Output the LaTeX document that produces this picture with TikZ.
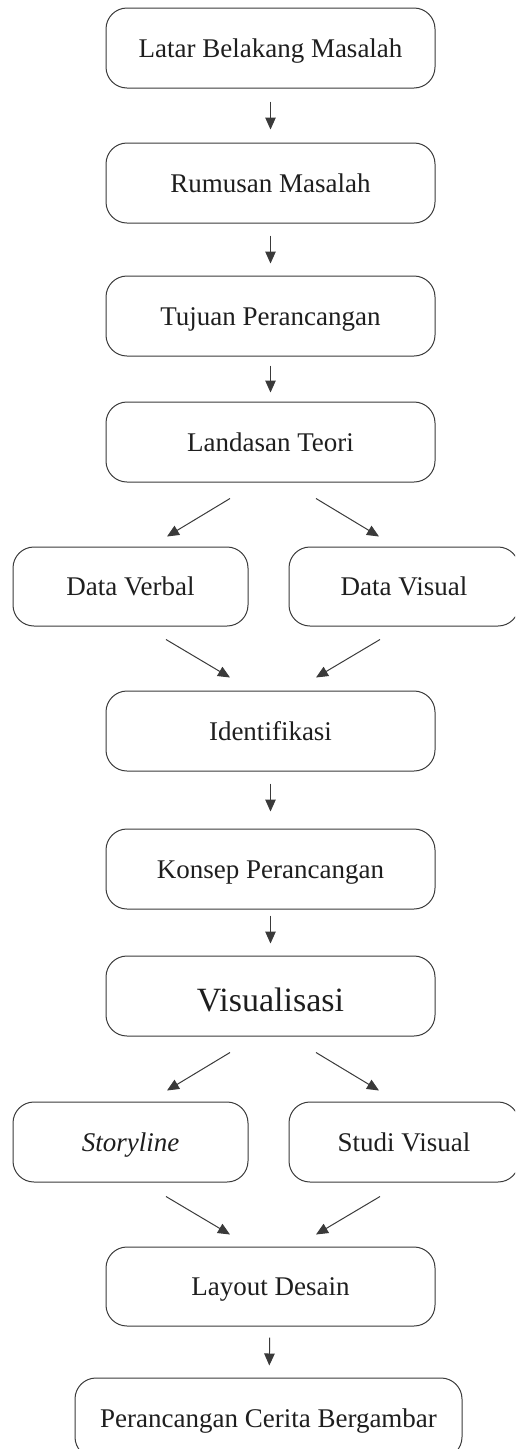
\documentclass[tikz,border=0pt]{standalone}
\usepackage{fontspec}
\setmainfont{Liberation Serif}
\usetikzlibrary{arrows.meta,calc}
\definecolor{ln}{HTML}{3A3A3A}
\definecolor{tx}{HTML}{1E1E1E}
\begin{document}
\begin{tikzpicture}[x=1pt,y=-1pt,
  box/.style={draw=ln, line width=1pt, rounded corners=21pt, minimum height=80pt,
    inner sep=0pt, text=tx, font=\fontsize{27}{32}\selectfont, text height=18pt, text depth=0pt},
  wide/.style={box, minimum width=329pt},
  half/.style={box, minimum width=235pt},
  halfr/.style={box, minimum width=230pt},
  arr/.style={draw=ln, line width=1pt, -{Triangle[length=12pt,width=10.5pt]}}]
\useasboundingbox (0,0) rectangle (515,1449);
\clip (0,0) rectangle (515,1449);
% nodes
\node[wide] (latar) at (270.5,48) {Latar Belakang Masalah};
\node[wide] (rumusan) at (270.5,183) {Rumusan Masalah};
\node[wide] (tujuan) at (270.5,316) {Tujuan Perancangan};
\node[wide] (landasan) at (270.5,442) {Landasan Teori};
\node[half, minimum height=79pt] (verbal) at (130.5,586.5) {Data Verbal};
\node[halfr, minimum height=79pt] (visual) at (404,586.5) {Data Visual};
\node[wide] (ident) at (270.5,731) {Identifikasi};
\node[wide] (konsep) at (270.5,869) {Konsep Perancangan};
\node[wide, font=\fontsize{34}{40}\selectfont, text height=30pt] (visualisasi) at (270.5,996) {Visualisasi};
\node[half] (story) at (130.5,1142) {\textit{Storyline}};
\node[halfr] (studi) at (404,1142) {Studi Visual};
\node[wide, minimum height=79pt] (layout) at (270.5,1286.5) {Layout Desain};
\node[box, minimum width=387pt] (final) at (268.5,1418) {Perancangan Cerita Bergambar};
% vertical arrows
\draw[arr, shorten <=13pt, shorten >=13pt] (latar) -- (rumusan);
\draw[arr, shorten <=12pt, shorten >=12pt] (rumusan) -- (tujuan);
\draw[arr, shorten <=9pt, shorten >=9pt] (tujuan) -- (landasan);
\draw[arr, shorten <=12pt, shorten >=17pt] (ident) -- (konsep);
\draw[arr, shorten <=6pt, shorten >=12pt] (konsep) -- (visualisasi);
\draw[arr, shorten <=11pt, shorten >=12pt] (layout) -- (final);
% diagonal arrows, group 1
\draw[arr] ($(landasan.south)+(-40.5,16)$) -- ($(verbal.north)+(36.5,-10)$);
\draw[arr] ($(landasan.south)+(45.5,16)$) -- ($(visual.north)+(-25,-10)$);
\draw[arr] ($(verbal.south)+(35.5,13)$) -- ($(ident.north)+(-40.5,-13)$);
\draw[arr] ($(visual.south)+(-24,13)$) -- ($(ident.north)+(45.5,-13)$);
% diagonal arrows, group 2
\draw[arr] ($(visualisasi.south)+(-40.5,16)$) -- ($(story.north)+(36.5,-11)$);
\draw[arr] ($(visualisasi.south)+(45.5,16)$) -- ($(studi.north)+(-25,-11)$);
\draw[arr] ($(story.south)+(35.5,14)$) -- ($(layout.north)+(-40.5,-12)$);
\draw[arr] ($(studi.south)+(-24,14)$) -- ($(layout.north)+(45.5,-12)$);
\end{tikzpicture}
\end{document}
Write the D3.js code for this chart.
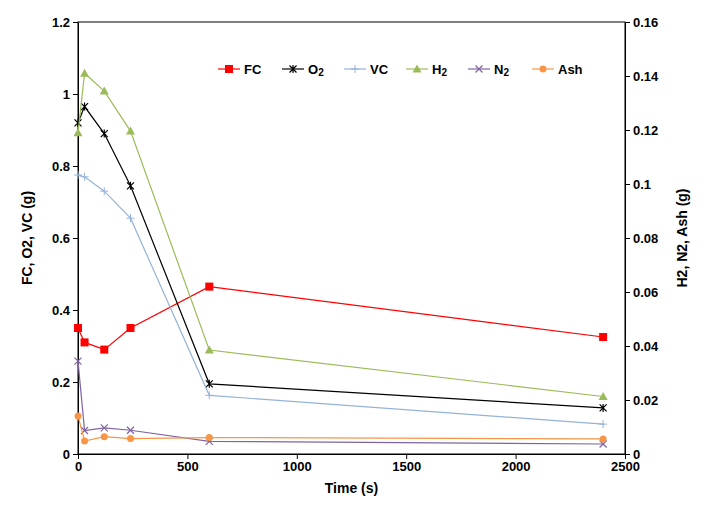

▶ _Stated problem_
Omit the pictures, then output the rest of the listing exactly.

▶ _Solution to the exercise_
Output the LaTeX document that produces this picture with TikZ.
\documentclass[tikz,border=0pt]{standalone}
\usepackage{fontspec}
\setmainfont{Liberation Serif}
\usetikzlibrary{arrows.meta,calc}
\definecolor{ln}{HTML}{3A3A3A}
\definecolor{tx}{HTML}{1E1E1E}
\begin{document}
\begin{tikzpicture}[x=1pt,y=-1pt,
  box/.style={draw=ln, line width=1pt, rounded corners=21pt, minimum height=80pt,
    inner sep=0pt, text=tx, font=\fontsize{27}{32}\selectfont, text height=18pt, text depth=0pt},
  wide/.style={box, minimum width=329pt},
  half/.style={box, minimum width=235pt},
  halfr/.style={box, minimum width=230pt},
  arr/.style={draw=ln, line width=1pt, -{Triangle[length=12pt,width=10.5pt]}}]
\useasboundingbox (0,0) rectangle (515,1449);
\clip (0,0) rectangle (515,1449);
% nodes
\node[wide] (latar) at (270.5,48) {Latar Belakang Masalah};
\node[wide] (rumusan) at (270.5,183) {Rumusan Masalah};
\node[wide] (tujuan) at (270.5,316) {Tujuan Perancangan};
\node[wide] (landasan) at (270.5,442) {Landasan Teori};
\node[half, minimum height=79pt] (verbal) at (130.5,586.5) {Data Verbal};
\node[halfr, minimum height=79pt] (visual) at (404,586.5) {Data Visual};
\node[wide] (ident) at (270.5,731) {Identifikasi};
\node[wide] (konsep) at (270.5,869) {Konsep Perancangan};
\node[wide, font=\fontsize{34}{40}\selectfont, text height=30pt] (visualisasi) at (270.5,996) {Visualisasi};
\node[half] (story) at (130.5,1142) {\textit{Storyline}};
\node[halfr] (studi) at (404,1142) {Studi Visual};
\node[wide, minimum height=79pt] (layout) at (270.5,1286.5) {Layout Desain};
\node[box, minimum width=387pt] (final) at (268.5,1418) {Perancangan Cerita Bergambar};
% vertical arrows
\draw[arr, shorten <=13pt, shorten >=13pt] (latar) -- (rumusan);
\draw[arr, shorten <=12pt, shorten >=12pt] (rumusan) -- (tujuan);
\draw[arr, shorten <=9pt, shorten >=9pt] (tujuan) -- (landasan);
\draw[arr, shorten <=12pt, shorten >=17pt] (ident) -- (konsep);
\draw[arr, shorten <=6pt, shorten >=12pt] (konsep) -- (visualisasi);
\draw[arr, shorten <=11pt, shorten >=12pt] (layout) -- (final);
% diagonal arrows, group 1
\draw[arr] ($(landasan.south)+(-40.5,16)$) -- ($(verbal.north)+(36.5,-10)$);
\draw[arr] ($(landasan.south)+(45.5,16)$) -- ($(visual.north)+(-25,-10)$);
\draw[arr] ($(verbal.south)+(35.5,13)$) -- ($(ident.north)+(-40.5,-13)$);
\draw[arr] ($(visual.south)+(-24,13)$) -- ($(ident.north)+(45.5,-13)$);
% diagonal arrows, group 2
\draw[arr] ($(visualisasi.south)+(-40.5,16)$) -- ($(story.north)+(36.5,-11)$);
\draw[arr] ($(visualisasi.south)+(45.5,16)$) -- ($(studi.north)+(-25,-11)$);
\draw[arr] ($(story.south)+(35.5,14)$) -- ($(layout.north)+(-40.5,-12)$);
\draw[arr] ($(studi.south)+(-24,14)$) -- ($(layout.north)+(45.5,-12)$);
\end{tikzpicture}
\end{document}
Write the D3.js code for this chart.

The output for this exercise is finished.